Les journées sont très fatigantes pour nous soignants, on a hâte que les familles puissent revenir. Mais pour l’instant, chaque journée écoulée où le virus n’est pas entré est une victoire.
Un temps d'échange avec les aidants est aussi possible en ligne :
L’aide à domicile comme dernier lien social
Les personnes atteintes de la maladie d’Alzheimer ne résident pas toutes en Ehpad. Certaines habitent chez elles avec un aidant, souvent la deuxième personne du couple, ou même seules, accompagnées au quotidien par des aides-soignants.Laurence est aide à domicile à Nice. Depuis une dizaine d’années, elle s’occupe d’une dame âgée de 95 ans, aujourd’hui atteinte par Alzheimer. Elle ne semble pas vraiment bouleversée par le confinement et l’épidémie.

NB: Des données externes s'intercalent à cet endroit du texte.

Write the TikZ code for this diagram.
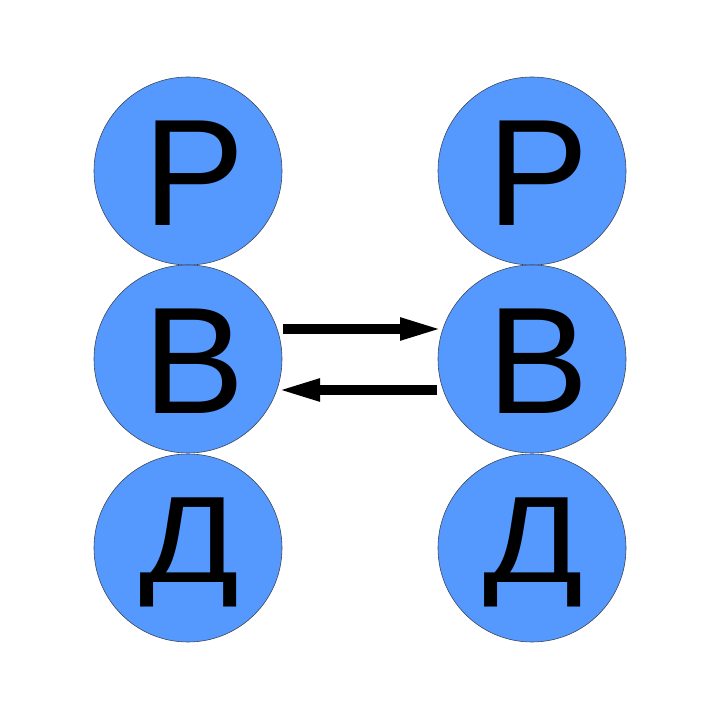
\documentclass[tikz,border=0pt]{standalone}
\usepackage{fontspec}
\setmainfont{Liberation Sans}
\usetikzlibrary{arrows.meta}
\definecolor{ballfill}{RGB}{85,153,255}
\definecolor{balledge}{RGB}{60,70,90}
\tikzset{
  ball/.style={circle, fill=ballfill, draw=balledge, line width=0.6pt, minimum size=188pt, inner sep=0pt},
  letter/.style={inner sep=0pt, anchor=base, font=\fontsize{152}{152}\selectfont},
  bigarrow/.style={line width=10pt, -{Triangle[length=44pt,width=20pt]}}
}
\begin{document}
\begin{tikzpicture}[x=1pt,y=1pt]
\useasboundingbox (0,0) rectangle (720,720);
\node[ball] (Pl) at (188,549) {};
\node[ball] (Bl) at (188,361) {};
\node[ball] (Dl) at (188,172) {};
\node[ball] (Pr) at (532,549) {};
\node[ball] (Br) at (532,361) {};
\node[ball] (Dr) at (532,172) {};
\node[letter] (tPl) at (194,494) {Р};
\node[letter] (tBl) at (194,306) {В};
\node[letter] (tDl) at (189,137) {\scalebox{0.97}[0.81]{Д}};
\node[letter] (tPr) at (538,494) {Р};
\node[letter] (tBr) at (538,306) {В};
\node[letter] (tDr) at (533,137) {\scalebox{0.97}[0.81]{Д}};
\draw[bigarrow] ([xshift=95pt,yshift=30pt]Bl.center) -- ([xshift=-88pt,yshift=30pt]Br.center);
\draw[bigarrow] ([xshift=-95pt,yshift=-31pt]Br.center) -- ([xshift=88pt,yshift=-31pt]Bl.center);
\end{tikzpicture}
\end{document}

En général elle ne me reconnaît pas et elle ne sait pas quel jour on est, alors je pense qu’elle ne réalise pas du tout ce qui se passe. Ça fait de nombreuses années qu’elle vit hors du temps, explique Laurence.
Ce qui a changé pourtant, c’est l’absence de visite familiale. Depuis le début du confinement, la fille de cette nonagénaire ne peut plus venir la voir. Alors Laurence et les autres soignants qui s’occupent d’elle sont les seuls qui maintiennent un lien social.
Ici, le mètre de distance réglementaire n’est pas de rigueur.
« Malgré les protections et les précautions, on reste proche de nos patients, même physiquement, précise Laurence. De toute façon on est obligé pour certains soins, mais au-delà de ça, c’est très important. Cette dame par exemple, elle aime beaucoup le contact.
Dès que je passe la porte de chez elle, elle me dit "venez vite me voir", souvent elle me prend la main. »
À domicile encore plus qu’en Ehpad, la stimulation apportée par les aidants est essentielle pour ces personnes isolées. « Comme cette dame adore manger, j’essayer de la stimuler quand je prépare le repas. Je lui parle de sa famille, j’essaye de faire travailler sa mémoire avec des photos », détaille l’aide à domicile.
Cette dame, je la vois depuis dix ans. Quoi qu’il arrive avec ce virus, je ne la laisserai jamais, elle a trop besoin de nous - Laurence.
Un réconfort quotidien et primordial, une évidence pour Laurence.